[WORK INSTRUCTIONS]
Copy, in full, each line of the material that holds the word "this".

╔══

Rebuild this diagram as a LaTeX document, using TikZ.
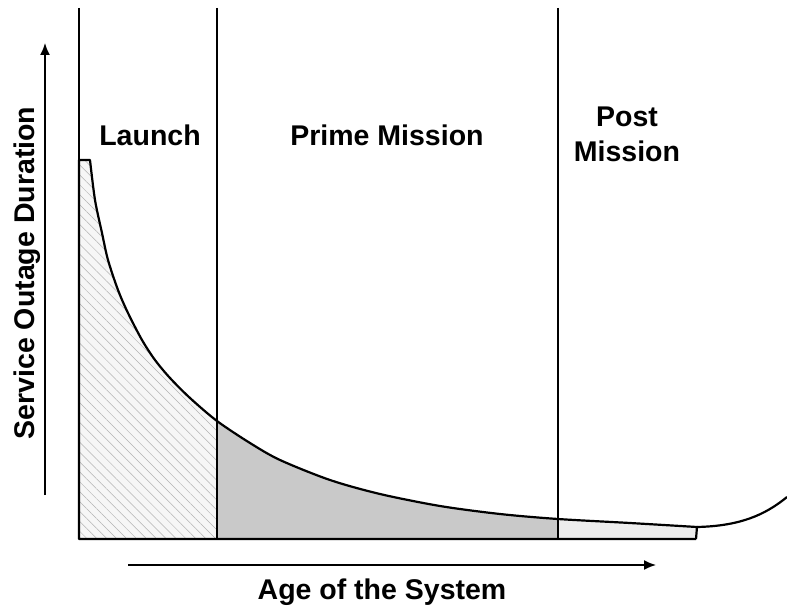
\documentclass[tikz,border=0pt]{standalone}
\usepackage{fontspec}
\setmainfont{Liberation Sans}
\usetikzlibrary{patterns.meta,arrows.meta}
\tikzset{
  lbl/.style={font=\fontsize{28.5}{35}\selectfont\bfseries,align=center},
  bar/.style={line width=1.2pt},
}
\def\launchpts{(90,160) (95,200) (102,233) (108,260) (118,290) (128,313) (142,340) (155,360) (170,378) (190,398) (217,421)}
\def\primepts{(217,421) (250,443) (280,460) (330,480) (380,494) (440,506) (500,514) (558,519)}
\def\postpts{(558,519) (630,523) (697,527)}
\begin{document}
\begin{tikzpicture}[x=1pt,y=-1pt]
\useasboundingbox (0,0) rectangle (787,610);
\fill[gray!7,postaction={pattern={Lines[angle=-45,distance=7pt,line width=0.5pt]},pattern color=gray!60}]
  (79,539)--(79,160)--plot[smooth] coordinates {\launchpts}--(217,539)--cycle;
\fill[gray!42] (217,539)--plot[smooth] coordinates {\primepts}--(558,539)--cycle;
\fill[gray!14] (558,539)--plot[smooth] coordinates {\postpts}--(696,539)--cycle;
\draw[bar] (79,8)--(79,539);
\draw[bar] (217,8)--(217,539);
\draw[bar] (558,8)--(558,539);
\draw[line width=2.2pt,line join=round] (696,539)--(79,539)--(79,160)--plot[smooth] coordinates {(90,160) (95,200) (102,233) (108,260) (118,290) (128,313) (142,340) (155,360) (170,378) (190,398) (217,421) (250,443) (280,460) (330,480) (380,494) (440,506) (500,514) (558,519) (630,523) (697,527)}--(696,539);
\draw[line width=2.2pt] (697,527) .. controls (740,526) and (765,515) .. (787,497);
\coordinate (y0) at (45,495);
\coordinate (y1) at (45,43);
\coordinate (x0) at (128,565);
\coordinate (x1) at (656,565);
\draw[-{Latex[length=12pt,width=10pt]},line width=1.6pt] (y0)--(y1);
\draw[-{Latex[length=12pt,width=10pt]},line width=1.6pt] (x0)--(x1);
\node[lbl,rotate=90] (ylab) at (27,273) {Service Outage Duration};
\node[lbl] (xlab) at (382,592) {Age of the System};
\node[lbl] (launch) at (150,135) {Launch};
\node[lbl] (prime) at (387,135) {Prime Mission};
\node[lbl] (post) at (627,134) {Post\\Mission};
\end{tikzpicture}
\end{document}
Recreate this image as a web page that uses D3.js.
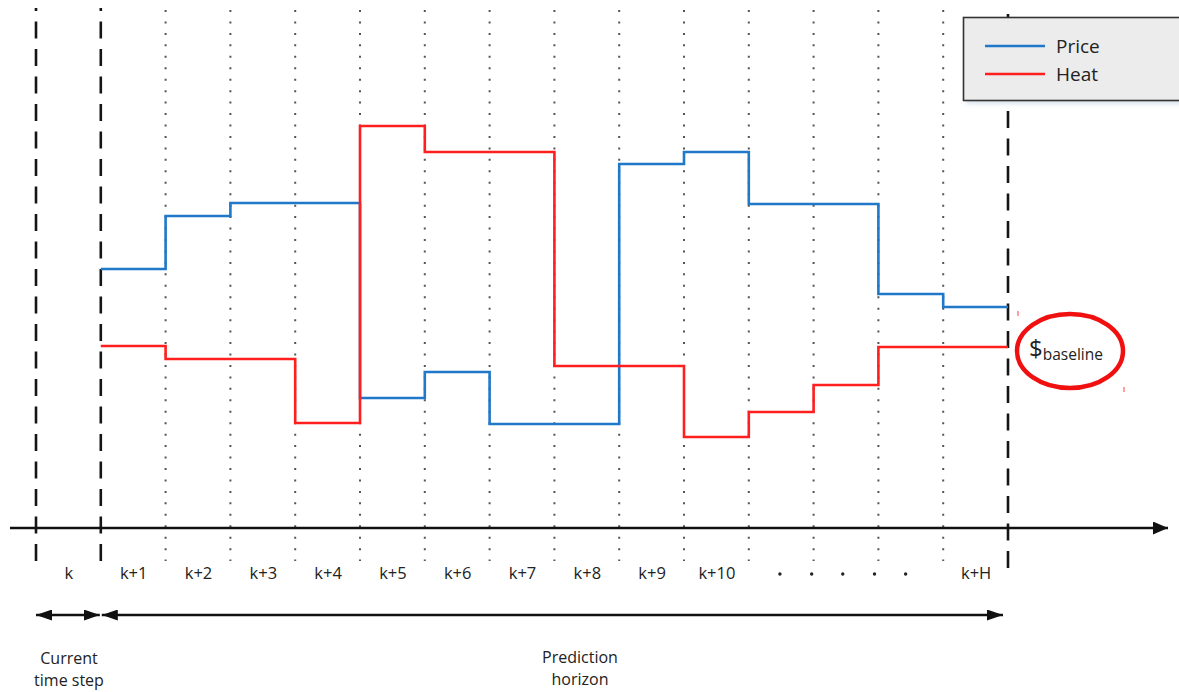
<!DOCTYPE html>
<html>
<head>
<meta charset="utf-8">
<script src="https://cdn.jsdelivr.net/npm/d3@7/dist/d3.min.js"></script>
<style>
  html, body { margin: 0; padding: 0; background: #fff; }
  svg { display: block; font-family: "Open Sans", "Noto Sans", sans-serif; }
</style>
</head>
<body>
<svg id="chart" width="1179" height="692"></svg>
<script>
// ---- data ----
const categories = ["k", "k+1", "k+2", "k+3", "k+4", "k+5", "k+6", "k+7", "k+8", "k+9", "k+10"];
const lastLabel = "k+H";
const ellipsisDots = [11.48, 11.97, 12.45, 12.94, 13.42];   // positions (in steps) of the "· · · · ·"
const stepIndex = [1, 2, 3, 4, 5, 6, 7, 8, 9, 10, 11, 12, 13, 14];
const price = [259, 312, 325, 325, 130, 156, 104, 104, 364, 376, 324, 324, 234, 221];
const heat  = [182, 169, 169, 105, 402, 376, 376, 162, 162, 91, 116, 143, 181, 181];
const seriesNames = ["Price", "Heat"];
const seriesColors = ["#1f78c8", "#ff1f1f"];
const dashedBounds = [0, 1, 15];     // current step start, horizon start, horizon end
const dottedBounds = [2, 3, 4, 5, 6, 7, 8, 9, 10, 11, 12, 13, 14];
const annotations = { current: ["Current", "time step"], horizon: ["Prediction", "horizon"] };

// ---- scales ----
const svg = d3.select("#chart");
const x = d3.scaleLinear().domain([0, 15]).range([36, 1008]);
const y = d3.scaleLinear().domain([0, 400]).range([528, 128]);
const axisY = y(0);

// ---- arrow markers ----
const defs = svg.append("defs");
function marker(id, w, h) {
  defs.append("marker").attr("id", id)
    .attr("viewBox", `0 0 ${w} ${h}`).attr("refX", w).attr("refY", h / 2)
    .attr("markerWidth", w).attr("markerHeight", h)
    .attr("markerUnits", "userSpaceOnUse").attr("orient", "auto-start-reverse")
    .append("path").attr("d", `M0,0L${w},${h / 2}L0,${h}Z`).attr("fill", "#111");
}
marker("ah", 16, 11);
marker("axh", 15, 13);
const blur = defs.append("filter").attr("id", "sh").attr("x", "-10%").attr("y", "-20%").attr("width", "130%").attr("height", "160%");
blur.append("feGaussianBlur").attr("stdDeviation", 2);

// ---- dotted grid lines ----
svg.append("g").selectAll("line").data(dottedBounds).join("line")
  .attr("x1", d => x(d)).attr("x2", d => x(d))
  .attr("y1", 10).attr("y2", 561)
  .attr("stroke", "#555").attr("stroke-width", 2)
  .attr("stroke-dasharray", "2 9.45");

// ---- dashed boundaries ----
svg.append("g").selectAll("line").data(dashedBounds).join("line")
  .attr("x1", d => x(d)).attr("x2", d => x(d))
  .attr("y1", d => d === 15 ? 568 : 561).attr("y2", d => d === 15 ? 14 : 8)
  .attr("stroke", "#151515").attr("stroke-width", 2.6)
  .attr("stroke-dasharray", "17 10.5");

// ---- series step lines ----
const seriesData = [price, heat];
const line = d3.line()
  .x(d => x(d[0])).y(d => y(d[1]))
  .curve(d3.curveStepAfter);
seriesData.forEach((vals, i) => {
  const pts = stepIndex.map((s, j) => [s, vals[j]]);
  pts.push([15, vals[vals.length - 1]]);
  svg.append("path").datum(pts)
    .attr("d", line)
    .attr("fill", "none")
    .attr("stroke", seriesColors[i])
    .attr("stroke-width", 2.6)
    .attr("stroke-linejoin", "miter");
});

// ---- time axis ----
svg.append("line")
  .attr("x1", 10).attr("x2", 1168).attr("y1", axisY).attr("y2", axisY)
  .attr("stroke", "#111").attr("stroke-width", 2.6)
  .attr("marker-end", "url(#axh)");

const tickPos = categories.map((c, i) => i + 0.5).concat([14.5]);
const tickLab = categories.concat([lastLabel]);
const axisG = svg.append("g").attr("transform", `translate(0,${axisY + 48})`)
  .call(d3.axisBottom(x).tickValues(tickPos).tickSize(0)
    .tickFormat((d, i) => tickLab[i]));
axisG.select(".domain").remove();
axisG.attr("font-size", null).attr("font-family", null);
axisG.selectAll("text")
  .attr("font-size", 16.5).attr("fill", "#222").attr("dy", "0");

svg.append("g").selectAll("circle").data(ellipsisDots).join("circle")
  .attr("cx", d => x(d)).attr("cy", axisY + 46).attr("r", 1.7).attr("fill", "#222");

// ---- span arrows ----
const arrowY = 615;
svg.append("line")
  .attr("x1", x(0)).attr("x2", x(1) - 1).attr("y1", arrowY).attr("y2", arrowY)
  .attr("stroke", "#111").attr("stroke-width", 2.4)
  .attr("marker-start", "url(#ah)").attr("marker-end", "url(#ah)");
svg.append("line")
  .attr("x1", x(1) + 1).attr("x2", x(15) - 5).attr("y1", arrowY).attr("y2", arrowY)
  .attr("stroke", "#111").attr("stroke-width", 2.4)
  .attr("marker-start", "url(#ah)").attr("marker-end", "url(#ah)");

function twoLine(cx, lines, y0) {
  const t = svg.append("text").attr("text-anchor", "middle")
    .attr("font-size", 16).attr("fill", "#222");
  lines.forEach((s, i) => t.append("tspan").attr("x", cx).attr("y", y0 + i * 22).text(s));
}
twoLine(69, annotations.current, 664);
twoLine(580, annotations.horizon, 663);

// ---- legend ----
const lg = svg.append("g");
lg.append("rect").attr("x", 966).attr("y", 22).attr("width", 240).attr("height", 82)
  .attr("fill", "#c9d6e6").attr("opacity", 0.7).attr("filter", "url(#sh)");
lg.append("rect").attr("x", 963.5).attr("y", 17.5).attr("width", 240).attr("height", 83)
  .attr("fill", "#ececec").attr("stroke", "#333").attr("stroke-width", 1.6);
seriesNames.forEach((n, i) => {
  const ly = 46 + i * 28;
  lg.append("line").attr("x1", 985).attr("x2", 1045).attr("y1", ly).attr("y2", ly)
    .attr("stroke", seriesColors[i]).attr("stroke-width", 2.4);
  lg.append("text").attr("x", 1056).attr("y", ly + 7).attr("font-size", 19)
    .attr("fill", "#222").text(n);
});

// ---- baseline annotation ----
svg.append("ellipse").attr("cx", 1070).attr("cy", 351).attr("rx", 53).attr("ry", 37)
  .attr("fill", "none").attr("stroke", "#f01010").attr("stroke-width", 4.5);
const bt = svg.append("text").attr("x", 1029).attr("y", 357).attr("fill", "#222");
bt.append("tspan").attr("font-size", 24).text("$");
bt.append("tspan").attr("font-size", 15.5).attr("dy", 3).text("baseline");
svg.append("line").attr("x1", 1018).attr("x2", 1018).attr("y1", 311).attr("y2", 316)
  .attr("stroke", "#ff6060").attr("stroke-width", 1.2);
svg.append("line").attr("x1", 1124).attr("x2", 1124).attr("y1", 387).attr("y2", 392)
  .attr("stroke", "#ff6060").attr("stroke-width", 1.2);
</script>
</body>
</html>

╚══

[FINAL ANSWER]
Rebuild this diagram as a LaTeX document, using TikZ.
Recreate this image as a web page that uses D3.js.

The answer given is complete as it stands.